A recent study has found similar Hip Outcome Score-activities of daily living subscale scores among patients who underwent primary hip arthroscopy performed with looped, pierced or combined labral repair techniques.
Marc J. Philippon, M.D., and his colleagues with the Steadman Philippon Research Institute in Vail, Colo., queried a prospective data registry for adult patients who underwent primary hip arthroscopy with labral repair from 2009 and 2011, and grouped patients on whether they received looped, pierced or combined labral repairs.

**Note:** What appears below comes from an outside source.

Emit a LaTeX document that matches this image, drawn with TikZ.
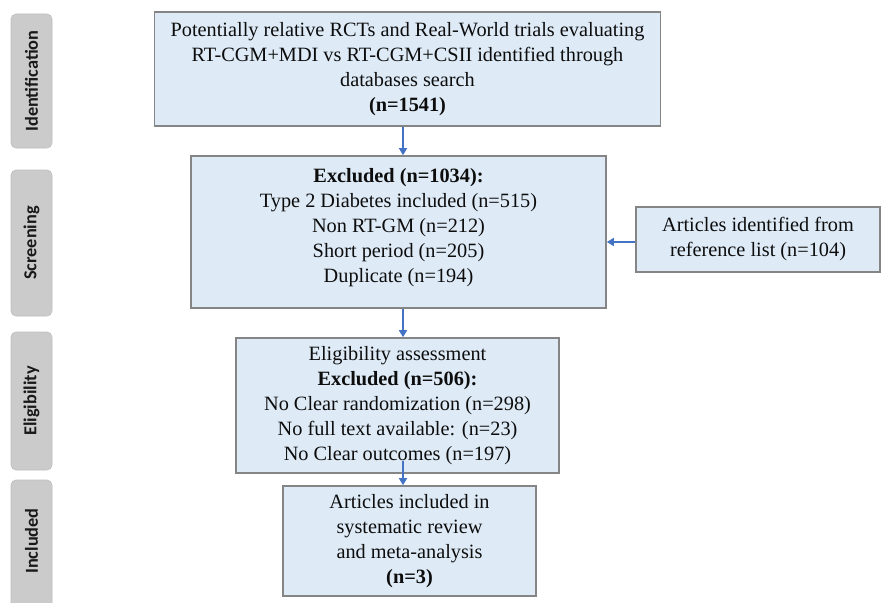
\documentclass[tikz,border=0pt]{standalone}
\usepackage{fontspec}
\setmainfont{Liberation Serif}
\newfontfamily\sidefont{Carlito}
\usetikzlibrary{arrows.meta,calc}
\definecolor{boxfill}{HTML}{DEEBF7}
\definecolor{boxline}{HTML}{858585}
\definecolor{arrblue}{HTML}{4472C4}
\definecolor{sidefill}{HTML}{CBCBCB}
\definecolor{sideline}{HTML}{BDBDBD}
\tikzset{
  flowbox/.style={draw=boxline, line width=1.6pt, fill=boxfill, align=center,
    inner sep=0pt, font=\fontsize{20.3}{25}\selectfont, text=black!95},
  sidebox/.style={draw=sideline, line width=0.6pt, fill=sidefill, rounded corners=5pt},
  sidetext/.style={rotate=90, font=\sidefont\bfseries\fontsize{18.3}{20}\selectfont, text=black!90},
  arr/.style={draw=arrblue, line width=1.4pt, -{Triangle[length=7pt,width=8pt]}}
}
\begin{document}
\begin{tikzpicture}[x=1pt,y=-1pt]
\useasboundingbox (0,0) rectangle (882,602);
\begin{scope}
\clip (0,0) rectangle (882,602);
% side labels
\path[sidebox] (11,14) rectangle (52,148);
\node[sidetext] (sid) at (31.5,81) {Identification};
\path[sidebox] (11,170) rectangle (52,316);
\node[sidetext] (sscr) at (31.5,243) {Screening};
\path[sidebox] (11,332) rectangle (52,470);
\node[sidetext] (selig) at (31.5,401) {Eligibility};
\path[sidebox] (11,480) rectangle (52,640);
\node[sidetext] (sinc) at (31.5,541) {Included};
\end{scope}
% main boxes
\node[flowbox, minimum width=506pt, minimum height=114pt] (top) at (407.5,69)
  {Potentially relative RCTs and Real-World trials evaluating\\
   RT-CGM+MDI vs RT-CGM+CSII identified through\\
   databases search\\
   \textbf{(n=1541)}};
\node[flowbox, minimum width=415pt, minimum height=152pt] (excl) at (398.5,232)
  {\textbf{Excluded (n=1034):}\\
   Type 2 Diabetes included (n=515)\\
   Non RT-GM (n=212)\\
   Short period (n=205)\\
   Duplicate (n=194)\\[-12pt]\mbox{}};
\node[flowbox, minimum width=244pt, minimum height=65pt] (ref) at (758,239.5)
  {Articles identified from\\ reference list (n=104)};
\node[flowbox, minimum width=323pt, minimum height=135pt] (elig) at (397.5,405.5)
  {Eligibility assessment\\
   \textbf{Excluded (n=506):}\\
   No Clear randomization (n=298)\\
   No full text available: (n=23)\\
   No Clear outcomes (n=197)};
\node[flowbox, minimum width=253pt, minimum height=110pt] (inc) at (409.5,541)
  {Articles included in\\
   systematic review\\
   and meta-analysis\\
   \textbf{(n=3)}};
% arrows
\coordinate (ax) at (403,0);
\draw[arr] (top.south -| ax) -- (excl.north -| ax);
\draw[arr] (excl.south -| ax) -- (elig.north -| ax);
\draw[arr] ($(elig.south -| ax)+(0,-13)$) -- (inc.north -| ax);
\draw[arr] (ref.west |- 0,242) -- (excl.east |- 0,242);
\end{tikzpicture}
\end{document}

Researchers performed statistical equivalence testing to evaluate Hip Outcome Score-activities of daily living subscale (HOS-ADL) scores, and also measured HOS-sport subscale, modified Harris Hip scores, SF-12, WOMAC and patient satisfaction scores
Results showed the looped group, the pierced group and the combined group all improved from preoperative scores. Clinicians found all groups had a median patient satisfaction of nine on a scale of one to 10, with 10 denoting very satisfied. At a mean 36-month follow-up, all groups were statistically and clinically equivalent to the validated HOS-ADL to within a clinically irrelevant threshold, according to study results. When it came to secondary outcome measures and revision rate, researchers also found no differences between the looped, pierced and combined groups.